**STORED RECORDS:**
• • • •
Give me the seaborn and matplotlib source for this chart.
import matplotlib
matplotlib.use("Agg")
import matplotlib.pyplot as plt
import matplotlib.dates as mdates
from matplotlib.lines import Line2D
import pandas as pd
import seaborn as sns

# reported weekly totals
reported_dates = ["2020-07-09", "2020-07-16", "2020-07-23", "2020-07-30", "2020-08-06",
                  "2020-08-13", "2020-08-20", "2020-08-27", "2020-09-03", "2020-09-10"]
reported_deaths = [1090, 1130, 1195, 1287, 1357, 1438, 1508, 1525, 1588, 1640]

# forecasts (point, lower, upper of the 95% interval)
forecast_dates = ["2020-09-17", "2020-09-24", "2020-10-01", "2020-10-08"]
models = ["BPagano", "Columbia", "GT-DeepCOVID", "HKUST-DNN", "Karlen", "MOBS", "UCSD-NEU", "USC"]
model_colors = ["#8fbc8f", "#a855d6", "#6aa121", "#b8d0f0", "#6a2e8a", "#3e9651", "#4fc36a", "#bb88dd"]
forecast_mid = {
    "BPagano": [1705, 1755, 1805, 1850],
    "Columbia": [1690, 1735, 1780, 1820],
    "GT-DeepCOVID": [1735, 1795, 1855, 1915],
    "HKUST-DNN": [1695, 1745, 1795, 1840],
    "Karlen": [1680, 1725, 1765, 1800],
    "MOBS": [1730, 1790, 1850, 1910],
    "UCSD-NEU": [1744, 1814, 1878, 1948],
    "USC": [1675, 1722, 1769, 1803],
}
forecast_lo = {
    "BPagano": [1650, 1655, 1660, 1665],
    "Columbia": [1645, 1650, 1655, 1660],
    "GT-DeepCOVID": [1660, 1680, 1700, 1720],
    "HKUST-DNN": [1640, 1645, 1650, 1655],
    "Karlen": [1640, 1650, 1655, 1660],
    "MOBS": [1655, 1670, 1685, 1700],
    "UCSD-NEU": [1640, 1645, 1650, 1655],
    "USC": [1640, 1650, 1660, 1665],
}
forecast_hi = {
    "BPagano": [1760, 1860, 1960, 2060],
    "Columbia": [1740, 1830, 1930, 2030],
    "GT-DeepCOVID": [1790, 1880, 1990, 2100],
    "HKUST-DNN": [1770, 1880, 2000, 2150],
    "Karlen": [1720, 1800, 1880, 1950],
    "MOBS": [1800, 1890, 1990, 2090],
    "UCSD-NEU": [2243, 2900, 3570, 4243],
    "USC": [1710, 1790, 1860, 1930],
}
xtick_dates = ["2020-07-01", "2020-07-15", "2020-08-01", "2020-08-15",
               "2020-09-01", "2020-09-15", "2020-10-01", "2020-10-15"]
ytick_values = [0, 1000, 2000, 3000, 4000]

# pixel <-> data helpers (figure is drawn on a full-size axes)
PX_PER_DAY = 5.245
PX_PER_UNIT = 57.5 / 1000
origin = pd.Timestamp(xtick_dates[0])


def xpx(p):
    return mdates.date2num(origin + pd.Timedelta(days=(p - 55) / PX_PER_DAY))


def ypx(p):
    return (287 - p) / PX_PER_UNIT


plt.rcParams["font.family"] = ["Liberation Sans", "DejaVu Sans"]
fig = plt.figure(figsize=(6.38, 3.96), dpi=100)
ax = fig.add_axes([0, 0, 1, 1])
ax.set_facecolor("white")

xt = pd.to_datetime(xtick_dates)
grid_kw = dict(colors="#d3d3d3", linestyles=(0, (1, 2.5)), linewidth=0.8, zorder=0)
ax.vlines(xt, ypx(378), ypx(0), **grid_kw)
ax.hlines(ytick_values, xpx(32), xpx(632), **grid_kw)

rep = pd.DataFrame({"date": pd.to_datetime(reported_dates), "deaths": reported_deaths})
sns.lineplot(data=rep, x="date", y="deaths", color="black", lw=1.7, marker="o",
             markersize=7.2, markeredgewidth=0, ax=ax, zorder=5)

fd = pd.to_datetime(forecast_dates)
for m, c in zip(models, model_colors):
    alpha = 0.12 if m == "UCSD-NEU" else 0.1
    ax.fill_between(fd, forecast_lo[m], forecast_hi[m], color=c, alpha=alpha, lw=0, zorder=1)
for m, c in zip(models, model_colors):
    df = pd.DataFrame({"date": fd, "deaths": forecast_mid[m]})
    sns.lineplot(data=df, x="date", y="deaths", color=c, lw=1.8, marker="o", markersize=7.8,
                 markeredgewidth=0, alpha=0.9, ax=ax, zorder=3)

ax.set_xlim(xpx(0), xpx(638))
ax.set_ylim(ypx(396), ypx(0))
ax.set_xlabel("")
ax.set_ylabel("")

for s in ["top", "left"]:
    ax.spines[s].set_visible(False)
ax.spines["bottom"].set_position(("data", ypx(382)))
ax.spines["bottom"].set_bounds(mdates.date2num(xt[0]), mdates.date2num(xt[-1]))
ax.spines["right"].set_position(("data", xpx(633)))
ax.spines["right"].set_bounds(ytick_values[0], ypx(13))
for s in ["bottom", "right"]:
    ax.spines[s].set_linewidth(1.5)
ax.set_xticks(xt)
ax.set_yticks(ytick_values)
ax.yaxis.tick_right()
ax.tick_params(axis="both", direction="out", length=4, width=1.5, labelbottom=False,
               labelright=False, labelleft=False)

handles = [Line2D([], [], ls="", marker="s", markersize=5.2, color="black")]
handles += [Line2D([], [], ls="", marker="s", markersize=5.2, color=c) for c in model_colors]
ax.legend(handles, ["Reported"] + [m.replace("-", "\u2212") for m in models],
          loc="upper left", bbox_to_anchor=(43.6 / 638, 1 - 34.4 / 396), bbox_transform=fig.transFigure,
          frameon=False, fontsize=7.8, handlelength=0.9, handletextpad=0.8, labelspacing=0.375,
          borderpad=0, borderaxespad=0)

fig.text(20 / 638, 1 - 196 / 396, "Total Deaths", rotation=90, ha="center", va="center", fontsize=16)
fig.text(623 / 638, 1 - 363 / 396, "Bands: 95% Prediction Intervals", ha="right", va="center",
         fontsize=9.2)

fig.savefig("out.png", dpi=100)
• • • •
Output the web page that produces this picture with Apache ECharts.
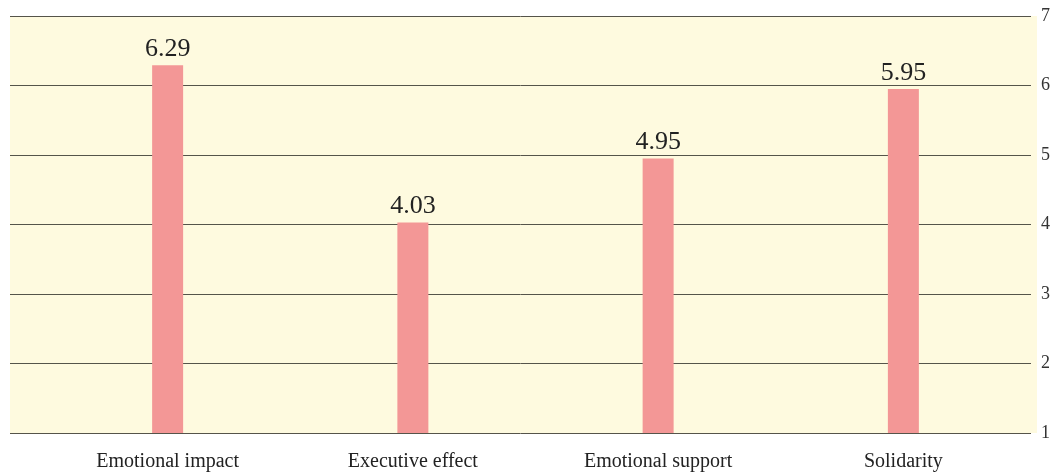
• • • •
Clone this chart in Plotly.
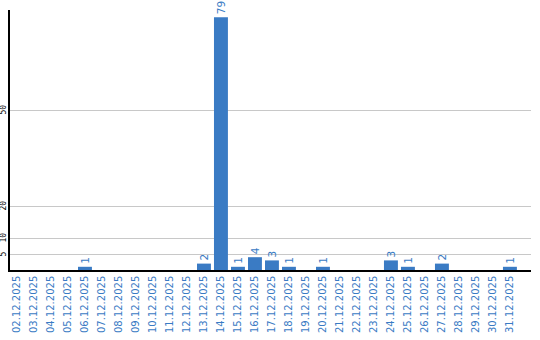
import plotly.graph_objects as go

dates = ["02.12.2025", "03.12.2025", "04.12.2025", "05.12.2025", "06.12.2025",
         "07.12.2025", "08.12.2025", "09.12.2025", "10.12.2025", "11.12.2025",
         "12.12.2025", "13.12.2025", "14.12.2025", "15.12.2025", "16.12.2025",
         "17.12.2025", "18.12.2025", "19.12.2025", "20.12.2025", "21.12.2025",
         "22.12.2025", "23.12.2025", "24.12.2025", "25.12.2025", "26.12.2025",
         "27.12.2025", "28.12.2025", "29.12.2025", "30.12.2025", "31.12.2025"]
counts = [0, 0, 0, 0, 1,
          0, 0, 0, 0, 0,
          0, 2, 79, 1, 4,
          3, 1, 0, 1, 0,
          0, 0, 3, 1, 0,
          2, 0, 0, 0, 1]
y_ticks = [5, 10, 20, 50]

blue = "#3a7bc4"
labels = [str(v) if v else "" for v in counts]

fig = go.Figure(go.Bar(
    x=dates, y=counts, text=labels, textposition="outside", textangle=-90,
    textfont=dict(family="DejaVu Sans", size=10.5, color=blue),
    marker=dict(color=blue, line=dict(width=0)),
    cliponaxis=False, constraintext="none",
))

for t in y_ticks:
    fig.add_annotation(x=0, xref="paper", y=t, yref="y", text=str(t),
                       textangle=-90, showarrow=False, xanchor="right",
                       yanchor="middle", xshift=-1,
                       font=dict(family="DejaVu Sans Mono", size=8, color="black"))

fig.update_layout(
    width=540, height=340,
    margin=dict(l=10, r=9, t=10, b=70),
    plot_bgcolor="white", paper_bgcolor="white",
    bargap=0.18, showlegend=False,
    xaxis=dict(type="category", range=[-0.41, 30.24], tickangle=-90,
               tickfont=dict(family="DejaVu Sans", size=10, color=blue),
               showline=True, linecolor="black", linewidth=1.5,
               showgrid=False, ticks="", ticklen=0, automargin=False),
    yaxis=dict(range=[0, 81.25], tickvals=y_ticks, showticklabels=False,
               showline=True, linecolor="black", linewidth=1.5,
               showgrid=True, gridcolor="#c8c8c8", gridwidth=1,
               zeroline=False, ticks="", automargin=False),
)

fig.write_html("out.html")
• • • •
**EXERCISE AIM:** Return only the stretch of the material above from the line holding "Give me the" through the line holding "1525, 1588, 1640]", copied exactly.

**SOLUTION TO THIS TASK:**
Give me the seaborn and matplotlib source for this chart.
import matplotlib
matplotlib.use("Agg")
import matplotlib.pyplot as plt
import matplotlib.dates as mdates
from matplotlib.lines import Line2D
import pandas as pd
import seaborn as sns

# reported weekly totals
reported_dates = ["2020-07-09", "2020-07-16", "2020-07-23", "2020-07-30", "2020-08-06",
                  "2020-08-13", "2020-08-20", "2020-08-27", "2020-09-03", "2020-09-10"]
reported_deaths = [1090, 1130, 1195, 1287, 1357, 1438, 1508, 1525, 1588, 1640]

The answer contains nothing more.